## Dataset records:
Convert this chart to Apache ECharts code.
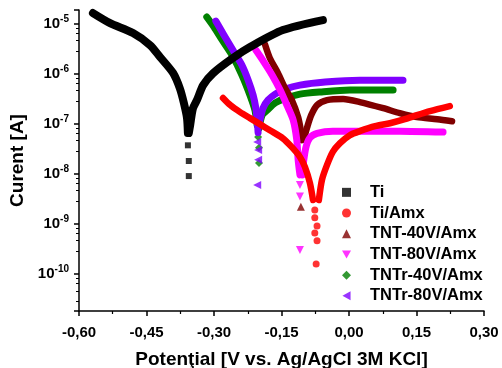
<!DOCTYPE html>
<html>
<head>
<meta charset="utf-8">
<script src="https://cdn.jsdelivr.net/npm/echarts@6/dist/echarts.min.js"></script>
<style>html,body{margin:0;padding:0;background:#fff}#c{width:502px;height:368px}</style>
</head>
<body>
<div id="c"></div>
<script>
// [potential (V), current (A)]
const seriesNames = ['Ti', 'Ti/Amx', 'TNT-40V/Amx', 'TNT-80V/Amx', 'TNTr-40V/Amx', 'TNTr-80V/Amx'];
const xTicks = [-0.60, -0.45, -0.30, -0.15, 0.00, 0.15, 0.30];

const tiCath = [[-0.569,1.62e-5],[-0.531,1.02e-5],[-0.480,6.45e-6],[-0.442,3.7e-6],[-0.420,2.15e-6],[-0.391,1.03e-6],[-0.376,5.1e-7],[-0.367,2.6e-7],[-0.360,1.3e-7],[-0.358,6.5e-8]];
const tiDip = [[-0.358,3.7e-8],[-0.356,1.8e-8],[-0.356,9e-9]];
const tiAnod = [[-0.356,6.5e-8],[-0.353,9.3e-8],[-0.347,2.0e-7],[-0.338,2.95e-7],[-0.324,5.9e-7],[-0.302,1.02e-6],[-0.258,2.05e-6],[-0.220,3.4e-6],[-0.147,7.4e-6],[-0.058,1.17e-5]];

const amxCath = [[-0.280,3.26e-7],[-0.264,2.35e-7],[-0.242,1.7e-7],[-0.220,1.29e-7],[-0.198,9.8e-8],[-0.176,7.4e-8],[-0.147,5.1e-8],[-0.127,3.4e-8],[-0.109,2.17e-8],[-0.098,1.37e-8],[-0.087,6.6e-9],[-0.080,3.0e-9]];
const amxDip = [[-0.076,1.9e-9],[-0.076,1.32e-9],[-0.071,9.1e-10],[-0.076,6.6e-10],[-0.071,4.6e-10],[-0.073,1.58e-10]];
const amxAnod = [[-0.067,3.0e-9],[-0.060,7.6e-9],[-0.049,1.49e-8],[-0.036,2.74e-8],[-0.020,4.1e-8],[0.002,5.9e-8],[0.024,7.1e-8],[0.058,8.9e-8],[0.091,1.02e-7],[0.124,1.23e-7],[0.151,1.48e-7],[0.180,1.78e-7],[0.224,2.24e-7]];

const t40Cath = [[-0.187,3.9e-6],[-0.176,2.05e-6],[-0.158,1.03e-6],[-0.142,5.1e-7],[-0.127,2.95e-7],[-0.113,1.35e-7],[-0.107,7.4e-8],[-0.104,4.7e-8]];
const t40Dip = [[-0.104,2.4e-8],[-0.107,2.2e-9]];
const t40Anod = [[-0.100,5.1e-8],[-0.093,8.5e-8],[-0.084,1.48e-7],[-0.071,2.35e-7],[-0.049,2.95e-7],[-0.013,3.1e-7],[0.024,2.7e-7],[0.076,2.04e-7],[0.113,1.62e-7],[0.151,1.35e-7],[0.196,1.23e-7],[0.229,1.12e-7]];

const t80Cath = [[-0.207,2.95e-6],[-0.189,1.7e-6],[-0.171,9.4e-7],[-0.153,4.7e-7],[-0.138,2.35e-7],[-0.124,1.18e-7],[-0.116,4.7e-8],[-0.113,1.9e-8],[-0.109,9.5e-9]];
const t80Dip = [[-0.109,6.0e-9],[-0.109,3.5e-9],[-0.109,3.0e-10]];
const t80Anod = [[-0.104,9.5e-9],[-0.102,1.5e-8],[-0.096,3.3e-8],[-0.087,5.2e-8],[-0.071,6.4e-8],[-0.036,7.1e-8],[0.024,7.1e-8],[0.113,7.1e-8],[0.209,6.8e-8]];

const r40Cath = [[-0.316,1.35e-5],[-0.300,8.5e-6],[-0.282,4.7e-6],[-0.260,2.35e-6],[-0.238,9.4e-7],[-0.220,3.7e-7],[-0.209,1.86e-7],[-0.204,9.3e-8]];
const r40Dip = [[-0.202,5.4e-8],[-0.200,3.3e-8],[-0.200,1.65e-8]];
const r40Anod = [[-0.200,8.1e-8],[-0.193,1.48e-7],[-0.182,1.86e-7],[-0.164,2.6e-7],[-0.142,3.2e-7],[-0.109,3.9e-7],[-0.064,4.3e-7],[0.002,4.7e-7],[0.098,4.7e-7]];

const r80Cath = [[-0.296,1.12e-5],[-0.278,5.9e-6],[-0.258,2.95e-6],[-0.238,1.48e-6],[-0.224,7.4e-7],[-0.213,3.7e-7],[-0.207,2.05e-7],[-0.204,1.17e-7],[-0.202,6.7e-8]];
const r80Dip = [[-0.204,4.3e-8],[-0.202,3.0e-8],[-0.202,1.9e-8],[-0.204,6.0e-9]];
const r80Anod = [[-0.198,1.17e-7],[-0.191,2.05e-7],[-0.180,2.95e-7],[-0.164,3.9e-7],[-0.142,4.9e-7],[-0.109,5.9e-7],[-0.053,6.8e-7],[0.024,7.4e-7],[0.120,7.4e-7]];

const colors = ['#000000', '#ff0000', '#800000', '#ff00ff', '#008000', '#8000ff'];
const symbols = ['rect', 'circle', 'triangle', 'path://M0,0L10,0L5,9Z', 'diamond', 'path://M9,0L9,10L0,5Z'];
const symSizes = [6, 7, 8, 8, 8, 8];
const lineWidths = [8, 6.5, 6.5, 7, 7, 7];
const groups = [
  [tiCath, tiDip, tiAnod],
  [amxCath, amxDip, amxAnod],
  [t40Cath, t40Dip, t40Anod],
  [t80Cath, t80Dip, t80Anod],
  [r40Cath, r40Dip, r40Anod],
  [r80Cath, r80Dip, r80Anod]
];
const zOrder = [8, 7, 4, 5, 2, 3];

const series = [];
groups.forEach((g, i) => {
  series.push({
    name: seriesNames[i], type: 'scatter', data: g[1],
    symbol: symbols[i], symbolSize: symSizes[i],
    itemStyle: { color: colors[i] }, z: zOrder[i]
  });
});
groups.forEach((g, i) => {
  [g[0], g[2]].forEach(d => {
    series.push({
      name: seriesNames[i], type: 'line', data: d, smooth: 0.25,
      showSymbol: false, symbol: 'none',
      lineStyle: { color: colors[i], width: lineWidths[i], cap: 'round', join: 'round' },
      itemStyle: { color: colors[i] }, z: zOrder[i]
    });
  });
});

const chart = echarts.init(document.getElementById('c'), null, { renderer: 'canvas' });
const bold = { fontFamily: 'Liberation Sans, Arial, sans-serif', fontWeight: 'bold', color: '#000' };
chart.setOption({
  animation: false,
  backgroundColor: '#fff',
  grid: { left: 79, right: 18, top: 10, bottom: 57, containLabel: false, outerBoundsMode: 'none' },
  legend: {
    orient: 'vertical', left: 342, top: 182, padding: 0,
    itemWidth: 9, itemHeight: 9, itemGap: 0,
    data: seriesNames.map((n, i) => ({ name: n, icon: symbols[i] })),
    textStyle: Object.assign({}, bold, { fontSize: 16.5, lineHeight: 20.7, padding: [0, 0, 0, 14] }),
    selectedMode: false
  },
  xAxis: {
    type: 'value', min: -0.6, max: 0.3, interval: 0.15,
    name: 'Potenţial [V vs. Ag/AgCl 3M KCl]', nameLocation: 'middle', nameGap: 39,
    nameTextStyle: Object.assign({}, bold, { fontSize: 19 }),
    axisLine: { onZero: false, lineStyle: { color: '#000', width: 1.5 } },
    axisTick: { inside: false, length: 5, lineStyle: { color: '#000', width: 1.5 } },
    minorTick: { show: true, splitNumber: 2, length: 3, lineStyle: { color: '#000', width: 1.2 } },
    splitLine: { show: false },
    axisLabel: Object.assign({}, bold, { fontSize: 15, margin: 14,
      formatter: v => (Math.abs(v) < 1e-9 ? 0 : v).toFixed(2).replace('.', ',') })
  },
  yAxis: {
    type: 'log', logBase: 10, min: Math.pow(10, -10.74), max: Math.pow(10, -4.73),
    name: 'Curent [A]', nameLocation: 'middle', nameGap: 50,
    nameTextStyle: Object.assign({}, bold, { fontSize: 19 }),
    axisLine: { show: true, onZero: false, lineStyle: { color: '#000', width: 1.5 } },
    axisTick: { inside: false, length: 5, lineStyle: { color: '#000', width: 1.5 } },
    minorTick: { show: true, splitNumber: 5, length: 3, lineStyle: { color: '#000', width: 1 } },
    splitLine: { show: false },
    axisLabel: {
      margin: 10,
      formatter: v => {
        const l = Math.log10(v); const e = Math.round(l);
        if (Math.abs(l - e) > 0.02) return '';
        return '{a|10}{b|' + e + '}';
      },
      rich: {
        a: Object.assign({}, bold, { fontSize: 15 }),
        b: Object.assign({}, bold, { fontSize: 10, padding: [0, 0, 9, 0] })
      }
    }
  },
  series: series
});
</script>
</body>
</html>
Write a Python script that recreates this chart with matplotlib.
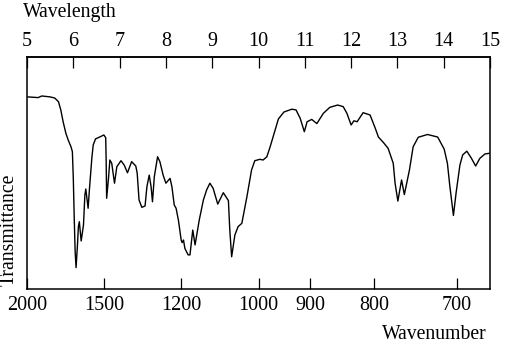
import matplotlib
matplotlib.use("Agg")
import matplotlib.pyplot as plt

plt.rcParams['font.family'] = ['Liberation Serif', 'DejaVu Serif']

# Spectrum trace: wavelength (micrometres) and transmittance (relative, 0-100)
wavelength = [5.02, 5.24, 5.32, 5.50, 5.60, 5.68, 5.73, 5.78, 5.84, 5.89,
              5.95, 5.98, 6.00, 6.02, 6.04, 6.06, 6.09, 6.11, 6.13, 6.15,
              6.17, 6.22, 6.25, 6.27, 6.32, 6.35, 6.40, 6.43, 6.48, 6.58,
              6.66, 6.70, 6.71, 6.72, 6.76, 6.79, 6.83, 6.89, 6.94, 7.03,
              7.10, 7.17, 7.26, 7.35, 7.38, 7.42, 7.48, 7.55, 7.59, 7.64,
              7.68, 7.71, 7.75, 7.82, 7.87, 7.94, 8.00, 8.09, 8.13, 8.18,
              8.22, 8.27, 8.33, 8.35, 8.38, 8.41, 8.48, 8.52, 8.58, 8.63,
              8.72, 8.81, 8.88, 8.95, 9.02, 9.12, 9.24, 9.35, 9.38, 9.42,
              9.49, 9.56, 9.64, 9.75, 9.85, 9.92, 10.03, 10.10, 10.18, 10.25,
              10.43, 10.55, 10.72, 10.81, 10.90, 10.99, 11.05, 11.15, 11.26, 11.40,
              11.54, 11.71, 11.83, 11.91, 12.00, 12.06, 12.13, 12.26, 12.41, 12.52,
              12.59, 12.70, 12.80, 12.91, 12.95, 13.01, 13.09, 13.15, 13.26, 13.34,
              13.45, 13.65, 13.87, 14.01, 14.08, 14.13, 14.21, 14.27, 14.35, 14.41,
              14.50, 14.60, 14.69, 14.78, 14.89, 14.99]
transmittance = [82.8, 82.5, 83.2, 82.8, 82.3, 80.7, 77.2, 72.1, 67.1, 64.2,
                 61.3, 59.2, 47.8, 30.6, 16.1, 9.2, 19.0, 26.9, 29.0, 24.7,
                 20.7, 27.6, 40.5, 43.1, 34.8, 43.4, 56.3, 62.1, 64.7, 65.6,
                 66.4, 65.2, 54.9, 39.1, 47.7, 55.6, 54.2, 45.6, 52.7, 55.3,
                 53.4, 50.1, 54.9, 53.0, 49.9, 38.4, 35.2, 35.8, 44.1, 49.1,
                 44.1, 37.6, 48.4, 57.0, 54.9, 49.1, 45.6, 47.7, 44.1, 36.2,
                 34.8, 29.7, 21.1, 20.0, 21.1, 17.5, 14.7, 14.7, 25.4, 19.0,
                 29.7, 38.4, 42.7, 45.6, 43.4, 36.6, 41.5, 38.1, 25.4, 13.9,
                 23.3, 26.9, 28.3, 39.8, 51.3, 55.3, 55.9, 55.6, 57.0, 61.2,
                 73.3, 76.3, 77.5, 77.2, 73.6, 67.8, 72.1, 73.1, 71.3, 75.7,
                 78.3, 79.3, 78.6, 75.7, 70.7, 72.5, 72.1, 76.0, 75.0, 69.4,
                 65.5, 63.1, 60.6, 54.2, 45.6, 37.9, 47.0, 40.7, 51.3, 61.3,
                 65.4, 66.6, 65.5, 60.3, 54.2, 44.8, 31.7, 41.8, 53.4, 57.8,
                 59.4, 56.3, 53.0, 56.3, 58.2, 58.5]

wavelength_ticks = [5, 6, 7, 8, 9, 10, 11, 12, 13, 14, 15]
wavenumber_ticks = [2000, 1500, 1200, 1000, 900, 800, 700]

fig = plt.figure(figsize=(5.15, 3.54), dpi=100)
ax = fig.add_axes([27 / 515, 1 - 289 / 354, 463 / 515, 232 / 354])

ax.plot(wavelength, transmittance, color='black', lw=1.0,
        solid_joinstyle='round', antialiased=True)
ax.set_xlim(5, 15)
ax.set_ylim(0, 100)
ax.set_yticks([])

for s in ax.spines.values():
    s.set_linewidth(1.1)

# bottom: wavenumber ticks placed on the wavelength scale
ax.set_xticks([1e4 / w for w in wavenumber_ticks])
ax.set_xticklabels([str(w) for w in wavenumber_ticks])
ax.tick_params(axis='x', direction='in', length=8, width=0.9,
               labelsize=14.5, pad=5)

# top: wavelength ticks
sec = ax.secondary_xaxis('top')
sec.set_xticks(wavelength_ticks)
sec.set_xticklabels([str(w) for w in wavelength_ticks])
sec.tick_params(axis='x', direction='in', length=8, width=0.9,
                labelsize=14.5, pad=4)
sec.spines['top'].set_linewidth(1.1)

fig.text(23 / 515, 1 - 17.5 / 354, 'Wavelength', ha='left', va='baseline', fontsize=14.2)
fig.text(487 / 515, 1 - 339 / 354, 'Wavenumber', ha='right', va='baseline', fontsize=14.2)
fig.text(9 / 515, 1 - 230 / 354, 'Transmittance', rotation=90,
         ha='center', va='center', fontsize=14.2)

fig.savefig('out.png', dpi=100)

## Exercise instructions:
Pull out each line holding the string "script".

## Correct result:
<script src="https://cdn.jsdelivr.net/npm/echarts@6/dist/echarts.min.js"></script>
<script>
</script>
Write a Python script that recreates this chart with matplotlib.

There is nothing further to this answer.